__Data lines__

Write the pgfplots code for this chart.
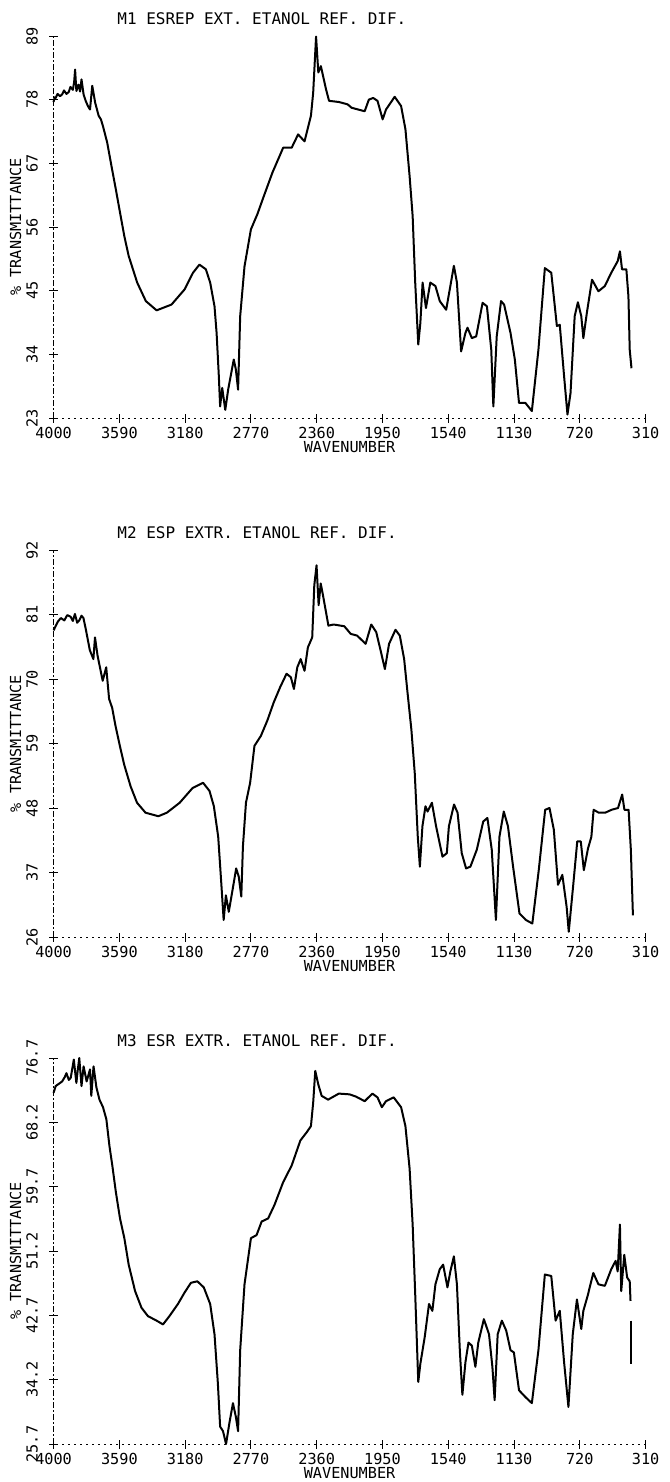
\documentclass[border=0pt]{standalone}
\usepackage{pgfplots}
\pgfplotsset{compat=1.18}
\usepackage{fontspec}
\setmainfont{DejaVu Sans Mono}

\pgfplotsset{
  ir/.style={
    scale only axis, width=296pt,
    xmin=310, xmax=4000, x dir=reverse,
    axis x line*=bottom, axis y line*=left,
    clip=false,
    xtick={4000,3590,3180,2770,2360,1950,1540,1130,720,310},
    xticklabels={4000,3590,3180,2770,2360,1950,1540,1130,720,310},
    tick align=center, major tick length=4.5pt,
    every tick/.style={black, line width=0.5pt},
    x axis line style={-, black, line width=0.5pt, dash pattern=on 0.6pt off 2.4pt},
    y axis line style={-, black, line width=0.5pt, dash pattern=on 3pt off 1.2pt on 0.6pt off 1.2pt},
    /pgf/number format/assume math mode=true,
    tick label style={font=\fontsize{7.6}{8}\selectfont},
    xticklabel style={anchor=center, yshift=-5pt},
    yticklabel style={rotate=90, anchor=center, yshift=8.5pt},
    label style={font=\fontsize{7.6}{8}\selectfont},
    xlabel={WAVENUMBER},
    xlabel style={at={(axis description cs:0.5,0)}, anchor=center, yshift=-14.5pt},
    ylabel={\% TRANSMITTANCE},
    ylabel style={at={(axis description cs:0,0.5)}, anchor=center, yshift=19pt},
    every axis title shift=0pt,
    title style={font=\fontsize{8}{9}\selectfont, at={(axis description cs:0,1)},
      anchor=west, inner sep=0pt, xshift=31.7pt, yshift=8.5pt},
  },
  spec/.style={black, line width=1pt, line join=round, mark=none},
}

\begin{document}
\begin{tikzpicture}
\useasboundingbox (0,0) rectangle (334.5pt,-741pt);

% M1
\begin{axis}[ir, at={(26.8pt,-209pt)}, anchor=south west, height=191pt,
  ymin=23, ymax=89, ytick={23,34,45,56,67,78,89},
  yticklabels={23,34,45,56,67,78,89},
  title={M1 ESREP EXT. ETANOL REF. DIF.}]
\addplot[spec] table {
4000 77.6
3993 78.4
3987 78.3
3975 79.0
3960 78.6
3947 78.9
3935 79.6
3920 79.0
3906 79.3
3895 80.2
3880 79.7
3872 81.0
3866 83.2
3858 79.5
3845 80.6
3835 79.4
3826 81.5
3813 78.9
3800 77.8
3786 76.9
3773 76.3
3759 80.4
3741 77.5
3719 75.2
3705 74.6
3692 73.4
3666 70.6
3639 66.5
3612 62.5
3586 58.5
3559 54.4
3532 51.0
3479 46.4
3425 43.2
3358 41.6
3265 42.6
3184 45.2
3131 48.1
3091 49.5
3051 48.7
3024 46.4
2997 42.3
2984 37.7
2970 30.2
2962 25.0
2949 28.2
2930 24.4
2912 27.9
2877 33.1
2864 31.4
2850 27.9
2837 40.6
2810 49.2
2770 55.6
2730 58.2
2690 61.3
2636 65.4
2569 69.7
2516 69.7
2476 72.0
2436 70.8
2396 75.2
2382 79.2
2364 88.9
2350 82.7
2334 83.8
2302 79.8
2283 77.8
2222 77.6
2168 77.2
2142 76.6
2061 76.0
2035 78.0
2008 78.3
1981 77.8
1949 74.6
1928 76.3
1874 78.5
1834 76.9
1807 72.9
1781 64.8
1762 57.9
1746 46.4
1727 35.7
1714 39.4
1700 46.4
1679 42.0
1652 46.4
1620 45.8
1593 43.2
1553 41.7
1527 45.8
1505 49.3
1486 46.4
1460 34.5
1433 37.7
1420 38.6
1393 36.8
1366 37.1
1326 42.9
1299 42.3
1272 34.8
1259 25.0
1238 37.1
1211 43.2
1192 42.6
1152 37.7
1125 33.1
1099 25.6
1059 25.6
1019 24.2
978 34.8
938 48.9
898 48.1
863 38.9
845 39.1
818 30.2
797 23.6
778 27.3
752 40.6
732 43.0
711 40.6
698 36.8
676 41.2
644 46.9
604 44.9
564 45.8
524 48.1
484 50.1
470 51.8
457 48.7
430 48.7
417 44.0
409 34.8
398 31.6
};
\end{axis}

% M2
\begin{axis}[ir, at={(26.8pt,-468.5pt)}, anchor=south west, height=193.5pt,
  ymin=26, ymax=92, ytick={26,37,48,59,70,81,92},
  yticklabels={26,37,48,59,70,81,92},
  title={M2 ESP EXTR. ETANOL REF. DIF.}]
\addplot[spec] table {
4000 78.3
3973 79.8
3955 80.4
3933 80.0
3915 80.9
3893 80.6
3880 79.9
3867 81.1
3853 79.6
3840 80.0
3826 80.8
3814 80.4
3800 78.6
3774 74.9
3752 73.4
3742 77.1
3726 74.0
3694 69.7
3672 72.0
3654 66.6
3635 65.1
3614 62.0
3587 58.6
3560 55.4
3520 51.7
3480 48.9
3427 47.2
3347 46.6
3294 47.2
3214 48.9
3134 51.4
3068 52.3
3028 50.9
3001 48.3
2974 43.1
2956 35.7
2940 28.9
2926 33.1
2908 30.3
2881 34.6
2862 37.7
2846 36.3
2830 32.9
2820 41.4
2801 48.9
2775 52.3
2748 58.6
2708 60.3
2668 62.9
2628 66.0
2588 68.6
2548 70.9
2521 70.3
2502 68.3
2481 72.0
2460 73.4
2436 71.4
2415 75.4
2388 77.1
2375 86.0
2361 89.4
2348 82.6
2335 86.3
2321 84.3
2287 79.1
2255 79.3
2188 79.0
2148 77.7
2108 77.4
2055 76.0
2020 79.3
1989 78.0
1962 74.9
1935 71.7
1909 76.0
1869 78.4
1842 77.4
1815 73.4
1794 67.7
1770 61.4
1749 54.0
1730 43.1
1717 38.0
1701 44.9
1682 48.3
1669 47.4
1642 48.9
1616 44.9
1576 39.7
1549 40.3
1536 44.9
1504 48.6
1482 47.2
1456 40.3
1429 37.7
1402 38.0
1362 40.9
1322 45.7
1296 46.3
1269 40.9
1243 28.9
1221 43.1
1194 47.4
1168 44.9
1136 38.0
1096 30.0
1056 28.9
1016 28.3
976 37.4
936 47.7
909 48.0
882 44.3
856 34.9
829 36.6
802 31.1
789 26.9
762 34.6
736 42.3
714 42.3
695 37.4
669 41.1
648 43.1
634 47.7
602 47.2
562 47.2
522 47.7
482 48.0
456 50.3
442 47.7
416 47.7
402 40.9
389 29.7
};
\end{axis}

% M3
\begin{axis}[ir, at={(26.8pt,-722pt)}, anchor=south west, height=193pt,
  ymin=25.7, ymax=76.7, ytick={25.7,34.2,42.7,51.2,59.7,68.2,76.7},
  yticklabels={25.7,34.2,42.7,51.2,59.7,68.2,76.7},
  title={M3 ESR EXTR. ETANOL REF. DIF.}]
\addplot[spec] table {
4000 72.1
3987 73.0
3960 73.4
3947 73.6
3930 74.2
3920 74.7
3905 73.8
3893 74.1
3874 76.5
3858 73.4
3850 75.0
3840 76.7
3826 73.0
3813 75.6
3794 73.6
3773 75.2
3765 71.7
3751 75.6
3733 72.8
3714 71.2
3692 70.2
3671 68.6
3652 65.1
3634 62.5
3612 59.0
3586 55.5
3559 52.9
3532 49.4
3492 45.9
3452 43.7
3412 42.6
3358 42.0
3318 41.5
3278 42.6
3225 44.2
3184 45.7
3144 47.0
3104 47.2
3064 46.4
3024 44.2
2997 40.2
2976 33.7
2962 28.0
2944 27.4
2925 25.7
2904 28.5
2882 31.1
2864 29.3
2850 27.4
2837 38.1
2810 46.8
2770 52.9
2735 53.3
2703 55.1
2663 55.5
2623 57.3
2569 60.3
2516 62.5
2462 65.8
2422 66.9
2396 67.7
2382 70.8
2369 75.0
2350 73.2
2329 71.7
2289 71.2
2222 72.0
2155 71.9
2115 71.6
2061 71.0
2013 72.0
1981 71.5
1954 70.2
1928 71.0
1880 71.5
1834 70.2
1807 67.7
1781 62.1
1762 54.7
1746 45.5
1727 33.9
1714 36.3
1687 39.8
1660 44.2
1639 43.3
1620 46.8
1593 48.8
1572 49.4
1545 46.4
1527 48.5
1505 50.5
1486 46.8
1468 38.1
1452 32.2
1433 36.5
1414 39.1
1393 38.7
1371 35.9
1353 39.1
1318 42.2
1286 40.2
1265 35.9
1251 31.5
1232 40.2
1206 42.0
1179 40.7
1152 38.1
1131 37.8
1099 32.8
1059 31.9
1019 31.1
978 38.1
938 48.1
898 47.9
871 42.0
845 43.3
818 36.5
791 30.6
764 40.2
738 44.8
711 40.9
698 43.3
671 45.3
636 48.3
604 46.8
564 46.6
524 48.8
497 49.9
484 48.5
470 54.7
462 45.9
443 50.7
425 47.7
409 47.2
404 44.6
};
\addplot[spec] table {
399 42.0
399 36.3
};
\end{axis}
\end{tikzpicture}
\end{document}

__Your task__
Leave the pictures out and reproduce exactly the lines from the top of the listing above through the line with "(0,0) rectangle (334.5pt,-741pt);".

__Answer to this task__
Write the pgfplots code for this chart.
\documentclass[border=0pt]{standalone}
\usepackage{pgfplots}
\pgfplotsset{compat=1.18}
\usepackage{fontspec}
\setmainfont{DejaVu Sans Mono}

\pgfplotsset{
  ir/.style={
    scale only axis, width=296pt,
    xmin=310, xmax=4000, x dir=reverse,
    axis x line*=bottom, axis y line*=left,
    clip=false,
    xtick={4000,3590,3180,2770,2360,1950,1540,1130,720,310},
    xticklabels={4000,3590,3180,2770,2360,1950,1540,1130,720,310},
    tick align=center, major tick length=4.5pt,
    every tick/.style={black, line width=0.5pt},
    x axis line style={-, black, line width=0.5pt, dash pattern=on 0.6pt off 2.4pt},
    y axis line style={-, black, line width=0.5pt, dash pattern=on 3pt off 1.2pt on 0.6pt off 1.2pt},
    /pgf/number format/assume math mode=true,
    tick label style={font=\fontsize{7.6}{8}\selectfont},
    xticklabel style={anchor=center, yshift=-5pt},
    yticklabel style={rotate=90, anchor=center, yshift=8.5pt},
    label style={font=\fontsize{7.6}{8}\selectfont},
    xlabel={WAVENUMBER},
    xlabel style={at={(axis description cs:0.5,0)}, anchor=center, yshift=-14.5pt},
    ylabel={\% TRANSMITTANCE},
    ylabel style={at={(axis description cs:0,0.5)}, anchor=center, yshift=19pt},
    every axis title shift=0pt,
    title style={font=\fontsize{8}{9}\selectfont, at={(axis description cs:0,1)},
      anchor=west, inner sep=0pt, xshift=31.7pt, yshift=8.5pt},
  },
  spec/.style={black, line width=1pt, line join=round, mark=none},
}

\begin{document}
\begin{tikzpicture}
\useasboundingbox (0,0) rectangle (334.5pt,-741pt);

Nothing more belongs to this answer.